During a press conference with the Russian leader, Trump undermined the US intelligence community's universal conclusion that Russia had made attempts to attack the 2016 US presidential election, through digital interference and other methods.
'A different direction'
"My people came to me, Dan Coats came to me and some others, and said they think it's Russia," Trump said. "I have President Putin. He just said it's not Russia. I will say this. I don't see any reason why it would be, but I really do want to see the server."
Press secretary Sarah Sanders later clarified Trump meant to say he had no reason to believe it "wouldn't" be Russia, using the wrong word — but at that point, the damage of the remarks and the skepticism he expressed had already led to bipartisan outcry, particularly as intelligence officials warn that Russia may continue to attempt to attack US elections as the midterms approach in November.
Speaking at George Mason University, Rogers went on to say that Trump "opted to go in a different direction and that certainly is his right as the President," adding, "but I wish we had taken advantage of that opportunity."
The former NSA chief said a public push back "could have sent a very powerful message."
In the discussion on Tuesday evening, Rogers also recounted his conversations with Trump about Russia's continued attempts to disrupt the US electoral system through cyber means in 2016 and beyond.
"He would often say to me, 'Mike you know I'm in a different place on this,' I said, 'Mr. President I understand that, but you pay me, I am paid by the citizens of the nation to tell you what we think. Sir, this isn't about politics, it's not about parties, this is about a foreign state that is attempting to subvert the very tenets of our structure, that is trying to undermine us. That should concern us all as citizens, that should concern us as leaders and if we don't do something they are not going to stop.' "
Rogers and the other senior intelligence officials working for both Trump and Obama have routinely affirmed the intelligence community's January 2017 declassified assessment that the senior-most echelons of the Kremlin were behind aggressive attempts to sow chaos and damage trust in elections, with the aim of electing Trump.
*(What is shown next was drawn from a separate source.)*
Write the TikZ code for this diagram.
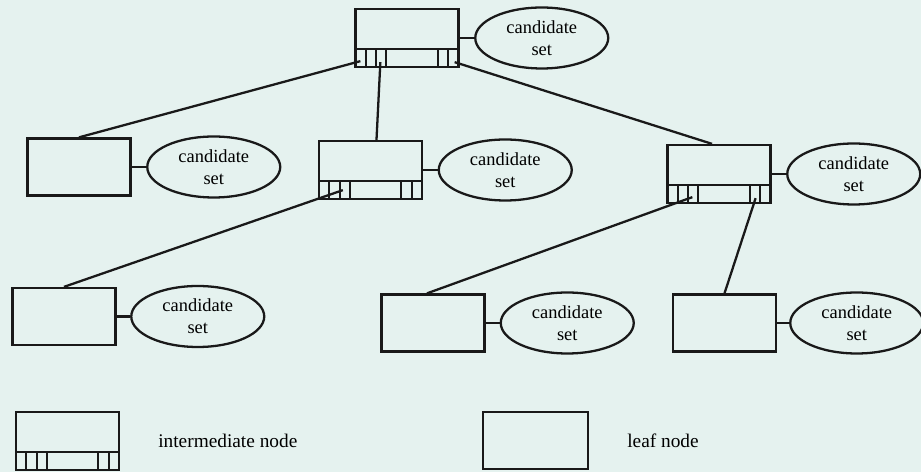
\documentclass[tikz,border=0pt]{standalone}
\usepackage{fontspec}
\setmainfont{Liberation Serif}
\usetikzlibrary{shapes.geometric, positioning, calc}
\definecolor{paper}{RGB}{229,242,239}
\definecolor{ink}{RGB}{25,25,25}

\tikzset{
    leaf/.style={draw=ink, line width=1.3pt, minimum width=2.06cm, minimum height=1.14cm},
    inter/.style={leaf, minimum height=1.16cm, path picture={
        \draw[ink, line width=1.3pt] ([yshift=0.36cm]path picture bounding box.south west) -- ([yshift=0.36cm]path picture bounding box.south east);
        \foreach \k in {1,2,3}
            \draw[ink, line width=1.2pt] ([xshift=\k*0.206cm]path picture bounding box.south west) -- ++(0,0.36cm);
        \foreach \k in {1,2}
            \draw[ink, line width=1.2pt] ([xshift=-\k*0.206cm]path picture bounding box.south east) -- ++(0,0.36cm);
    }},
    cset/.style={draw=ink, line width=1.3pt, ellipse, minimum width=2.66cm, minimum height=1.22cm, inner sep=0pt, align=center, font=\fontsize{10.5}{12.5}\selectfont},
    link/.style={draw=ink, line width=1.3pt},
    keytext/.style={font=\fontsize{11}{13}\selectfont}
}

\begin{document}
\begin{tikzpicture}[x=0.02cm, y=-0.02cm]
    % Paper and fixed size
    \fill[paper] (0,0) rectangle (921,472);
    \useasboundingbox (0,0) rectangle (921,472);

    % Draw the nodes of the tree
    \node[inter] (root) at (407,38) {};
    \node[leaf] (leafA) at (79,167) {};
    \node[inter] (midI) at (370.5,170) {};
    \node[inter] (rightI) at (719,174) {};
    \node[leaf] (leafB) at (64,316.5) {};
    \node[leaf] (leafC) at (433,323) {};
    \node[leaf] (leafD) at (724.5,323) {};

    % Candidate sets beside each node
    \node[cset, right=0.29cm of root] (rootSet) {candidate\\set};
    \node[cset, right=0.29cm of leafA] (leafASet) {candidate\\set};
    \node[cset, right=0.29cm of midI] (midSet) {candidate\\set};
    \node[cset, right=0.29cm of rightI] (rightSet) {candidate\\set};
    \node[cset, right=0.27cm of leafB] (leafBSet) {candidate\\set};
    \node[cset, right=0.28cm of leafC] (leafCSet) {candidate\\set};
    \node[cset, right=0.24cm of leafD] (leafDSet) {candidate\\set};
    \foreach \n/\s in {root/rootSet, leafA/leafASet, midI/midSet, rightI/rightSet, leafB/leafBSet, leafC/leafCSet, leafD/leafDSet}
        \draw[link] (\n) -- (\s);

    % Slot points used by the children
    \coordinate (rootA) at ($(root.south west)+(0.12cm,0.14cm)$);
    \coordinate (rootC) at ($(root.south west)+(0.52cm,0.12cm)$);
    \coordinate (rootE) at ($(root.south east)+(-0.1cm,0.12cm)$);
    \coordinate (midC) at ($(midI.south west)+(0.5cm,0.2cm)$);
    \coordinate (rightC) at ($(rightI.south west)+(0.52cm,0.14cm)$);
    \coordinate (rightD) at ($(rightI.south east)+(-0.32cm,0.12cm)$);

    % Draw the tree edges
    \draw[link] (rootA) -- (leafA.north);
    \draw[link] (rootC) -- ([xshift=0.12cm]midI.north);
    \draw[link] (rootE) -- ([xshift=-0.14cm]rightI.north);
    \draw[link] (midC) -- (leafB.north);
    \draw[link] (rightC) -- ([xshift=-0.12cm]leafC.north);
    \draw[link] (rightD) -- (leafD.north);

    % Legend
    \node[inter] (keyI) at (67.5,441) {};
    \node[keytext, right=0.64cm of keyI] (keyIText) {intermediate node};
    \node[leaf, minimum width=2.1cm] (keyL) at (535.5,440.5) {};
    \node[keytext, right=0.64cm of keyL] (keyLText) {leaf node};
\end{tikzpicture}
\end{document}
Rogers also sought to correct previous media reports that Trump had told him to publicly state that there was no collusion between Russia and the Trump campaign in the 2016 election.
"I have never had a discussion on collusion," with Trump or members of his senior staff, Rogers said. "I have never been directed to do anything, coerced, anytime I had a discussion, I felt I was able to say here is my view on that, I am very comfortable with it."
Rogers also talked about his decision not to sign the letter from hundreds of former national security officials protesting Trump's decision to take away former CIA Director John Brennan's security clearance.
"I said to myself, is this gonna be productive? So a group of former senior intelligence individuals complaining about how another former senior intelligence official is being treated, I'm not sure that's the most effective way to address a very valid concern," Rogers said.
Rogers said he thought that "pouring gasoline on the fire is not gonna reduce the flame. And we got enough fires burning right now. We need to focus on what are the outcomes we need to achieve as a nation."
"I agree with the point the letter is making," Rogers added, "but I'm concerned that it isn't the most effective way to make the point. And number two, I'm concerned about what this will do for the men and women who are doing the work in the agencies that we have all been a part of, and as a result I opted not to go this route even as I recognized, john, everybody, you need to speak up and say what you believe. I don't question that for one minute."
This story has been updated to correctly reflect the location of the George Mason University campus where Mike Rogers spoke.